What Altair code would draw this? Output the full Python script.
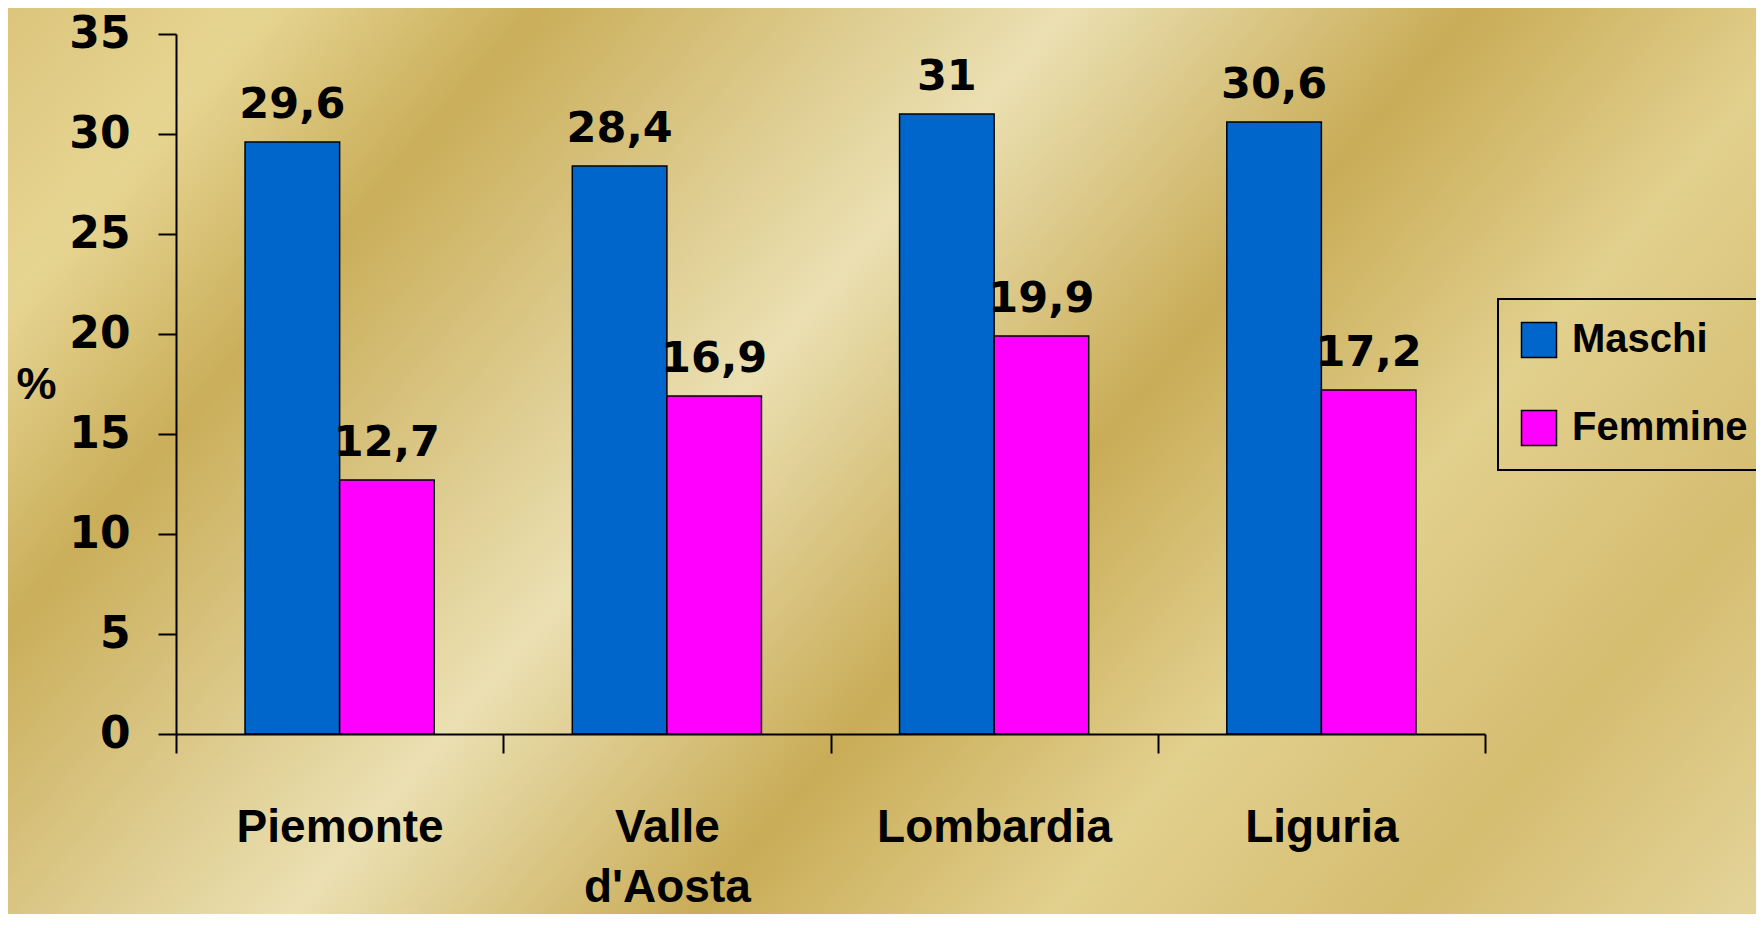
import altair as alt
import pandas as pd

# ---- data ----
regions = ["Piemonte", "Valle d'Aosta", "Lombardia", "Liguria"]
maschi = [29.6, 28.4, 31.0, 30.6]
femmine = [12.7, 16.9, 19.9, 17.2]
series = ["Maschi", "Femmine"]
series_colors = ["#0066CC", "#FF00FF"]
y_ticks = [0, 5, 10, 15, 20, 25, 30, 35]

rows = []
for r, m, f in zip(regions, maschi, femmine):
    rows.append({"regione": r, "sesso": series[0], "valore": m})
    rows.append({"regione": r, "sesso": series[1], "valore": f})
df = pd.DataFrame(rows)

WORD_FONT = "Liberation Sans"
NUM_FONT = "DejaVu Sans"

W, H = 1309, 700
PAD = {"left": 168, "top": 26, "right": 271, "bottom": 180}

x_enc = alt.X(
    "regione:N",
    sort=regions,
    scale=alt.Scale(paddingInner=0, paddingOuter=0),
    axis=alt.Axis(
        title=None, labelAngle=0, tickBand="extent", tickSize=19, tickWidth=2,
        tickColor="black", domainColor="black", domainWidth=2,
        labelFont=WORD_FONT, labelFontWeight="bold", labelFontSize=46,
        labelColor="black", labelPadding=52, labelLineHeight=60, labelLimit=0,
        labelBaseline="top", labelExpr="split(datum.label, ' ')", zindex=1,
        grid=False,
    ),
)
xoff_enc = alt.XOffset(
    "sesso:N", sort=series, scale=alt.Scale(paddingInner=0, paddingOuter=0.73)
)
y_enc = alt.Y(
    "valore:Q",
    scale=alt.Scale(domain=[0, 35], nice=False),
    axis=alt.Axis(
        values=y_ticks, title="%", titleAngle=0, titleX=-140, titleY=350,
        titleAlign="center", titleBaseline="middle", titleFont=WORD_FONT,
        titleFontWeight="bold", titleFontSize=45, titleColor="black",
        labelFont=NUM_FONT, labelFontWeight="bold", labelFontSize=44,
        labelColor="black", labelPadding=28, tickSize=18, tickWidth=2,
        tickColor="black", domainColor="black", domainWidth=2, grid=False,
        zindex=1,
    ),
)

bg = alt.Chart(alt.Data(values=[{"bg": 1}])).mark_rect(
    fill=alt.LinearGradient(
        gradient="linear",
        stops=[
            alt.GradientStop(offset=0.0, color="#dcc57c"),
            alt.GradientStop(offset=0.1, color="#e6d592"),
            alt.GradientStop(offset=0.21, color="#caae5a"),
            alt.GradientStop(offset=0.42, color="#ebe0b2"),
            alt.GradientStop(offset=0.58, color="#c9ac57"),
            alt.GradientStop(offset=0.72, color="#e2d08e"),
            alt.GradientStop(offset=0.86, color="#d5bd70"),
            alt.GradientStop(offset=1.0, color="#e4d49a"),
        ],
        x1=0, y1=0, x2=1.206, y2=0.536,
    )
).encode(
    x=alt.value(-PAD["left"]),
    x2=alt.value(W + PAD["right"]),
    y=alt.value(-PAD["top"]),
    y2=alt.value(H + PAD["bottom"]),
)

bars = alt.Chart(df).mark_bar(stroke="black", strokeWidth=1.5, opacity=1).encode(
    x=x_enc,
    xOffset=xoff_enc,
    y=y_enc,
    color=alt.Color(
        "sesso:N",
        sort=series,
        scale=alt.Scale(domain=series, range=series_colors),
        legend=alt.Legend(
            title=None, orient="none", legendX=1322, legendY=265,
            symbolType="square", symbolSize=1225, symbolStrokeColor="black",
            symbolStrokeWidth=1.5, symbolOpacity=1,
            labelFont=WORD_FONT, labelFontWeight="bold", labelFontSize=40,
            labelColor="black", labelOffset=13, labelLimit=0, rowPadding=46,
            padding=21, strokeColor="black", zindex=1,
        ),
    ),
)

labels = alt.Chart(df).transform_calculate(
    etichetta="replace(toString(datum.valore), '.', ',')"
).mark_text(
    font=NUM_FONT, fontWeight="bold", fontSize=43, color="black",
    baseline="alphabetic", dy=-24
).encode(
    x=alt.X("regione:N", sort=regions),
    xOffset=alt.XOffset("sesso:N", sort=series),
    y=alt.Y("valore:Q"),
    text="etichetta:N",
)

chart = alt.layer(bg, bars, labels).properties(
    width=W, height=H,
    autosize=alt.AutoSizeParams(type="none"),
    padding=PAD,
    background="#d8c27a",
).configure_view(stroke=None).configure_legend(strokeWidth=2)

chart.save("out.html", embed_options={"renderer": "svg", "actions": False})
_ _ _ _ _
- **Exercise description**
Reproduce the whole listing above word for word, but not its pictures.

- **Answer**
What Altair code would draw this? Output the full Python script.
import altair as alt
import pandas as pd

# ---- data ----
regions = ["Piemonte", "Valle d'Aosta", "Lombardia", "Liguria"]
maschi = [29.6, 28.4, 31.0, 30.6]
femmine = [12.7, 16.9, 19.9, 17.2]
series = ["Maschi", "Femmine"]
series_colors = ["#0066CC", "#FF00FF"]
y_ticks = [0, 5, 10, 15, 20, 25, 30, 35]

rows = []
for r, m, f in zip(regions, maschi, femmine):
    rows.append({"regione": r, "sesso": series[0], "valore": m})
    rows.append({"regione": r, "sesso": series[1], "valore": f})
df = pd.DataFrame(rows)

WORD_FONT = "Liberation Sans"
NUM_FONT = "DejaVu Sans"

W, H = 1309, 700
PAD = {"left": 168, "top": 26, "right": 271, "bottom": 180}

x_enc = alt.X(
    "regione:N",
    sort=regions,
    scale=alt.Scale(paddingInner=0, paddingOuter=0),
    axis=alt.Axis(
        title=None, labelAngle=0, tickBand="extent", tickSize=19, tickWidth=2,
        tickColor="black", domainColor="black", domainWidth=2,
        labelFont=WORD_FONT, labelFontWeight="bold", labelFontSize=46,
        labelColor="black", labelPadding=52, labelLineHeight=60, labelLimit=0,
        labelBaseline="top", labelExpr="split(datum.label, ' ')", zindex=1,
        grid=False,
    ),
)
xoff_enc = alt.XOffset(
    "sesso:N", sort=series, scale=alt.Scale(paddingInner=0, paddingOuter=0.73)
)
y_enc = alt.Y(
    "valore:Q",
    scale=alt.Scale(domain=[0, 35], nice=False),
    axis=alt.Axis(
        values=y_ticks, title="%", titleAngle=0, titleX=-140, titleY=350,
        titleAlign="center", titleBaseline="middle", titleFont=WORD_FONT,
        titleFontWeight="bold", titleFontSize=45, titleColor="black",
        labelFont=NUM_FONT, labelFontWeight="bold", labelFontSize=44,
        labelColor="black", labelPadding=28, tickSize=18, tickWidth=2,
        tickColor="black", domainColor="black", domainWidth=2, grid=False,
        zindex=1,
    ),
)

bg = alt.Chart(alt.Data(values=[{"bg": 1}])).mark_rect(
    fill=alt.LinearGradient(
        gradient="linear",
        stops=[
            alt.GradientStop(offset=0.0, color="#dcc57c"),
            alt.GradientStop(offset=0.1, color="#e6d592"),
            alt.GradientStop(offset=0.21, color="#caae5a"),
            alt.GradientStop(offset=0.42, color="#ebe0b2"),
            alt.GradientStop(offset=0.58, color="#c9ac57"),
            alt.GradientStop(offset=0.72, color="#e2d08e"),
            alt.GradientStop(offset=0.86, color="#d5bd70"),
            alt.GradientStop(offset=1.0, color="#e4d49a"),
        ],
        x1=0, y1=0, x2=1.206, y2=0.536,
    )
).encode(
    x=alt.value(-PAD["left"]),
    x2=alt.value(W + PAD["right"]),
    y=alt.value(-PAD["top"]),
    y2=alt.value(H + PAD["bottom"]),
)

bars = alt.Chart(df).mark_bar(stroke="black", strokeWidth=1.5, opacity=1).encode(
    x=x_enc,
    xOffset=xoff_enc,
    y=y_enc,
    color=alt.Color(
        "sesso:N",
        sort=series,
        scale=alt.Scale(domain=series, range=series_colors),
        legend=alt.Legend(
            title=None, orient="none", legendX=1322, legendY=265,
            symbolType="square", symbolSize=1225, symbolStrokeColor="black",
            symbolStrokeWidth=1.5, symbolOpacity=1,
            labelFont=WORD_FONT, labelFontWeight="bold", labelFontSize=40,
            labelColor="black", labelOffset=13, labelLimit=0, rowPadding=46,
            padding=21, strokeColor="black", zindex=1,
        ),
    ),
)

labels = alt.Chart(df).transform_calculate(
    etichetta="replace(toString(datum.valore), '.', ',')"
).mark_text(
    font=NUM_FONT, fontWeight="bold", fontSize=43, color="black",
    baseline="alphabetic", dy=-24
).encode(
    x=alt.X("regione:N", sort=regions),
    xOffset=alt.XOffset("sesso:N", sort=series),
    y=alt.Y("valore:Q"),
    text="etichetta:N",
)

chart = alt.layer(bg, bars, labels).properties(
    width=W, height=H,
    autosize=alt.AutoSizeParams(type="none"),
    padding=PAD,
    background="#d8c27a",
).configure_view(stroke=None).configure_legend(strokeWidth=2)

chart.save("out.html", embed_options={"renderer": "svg", "actions": False})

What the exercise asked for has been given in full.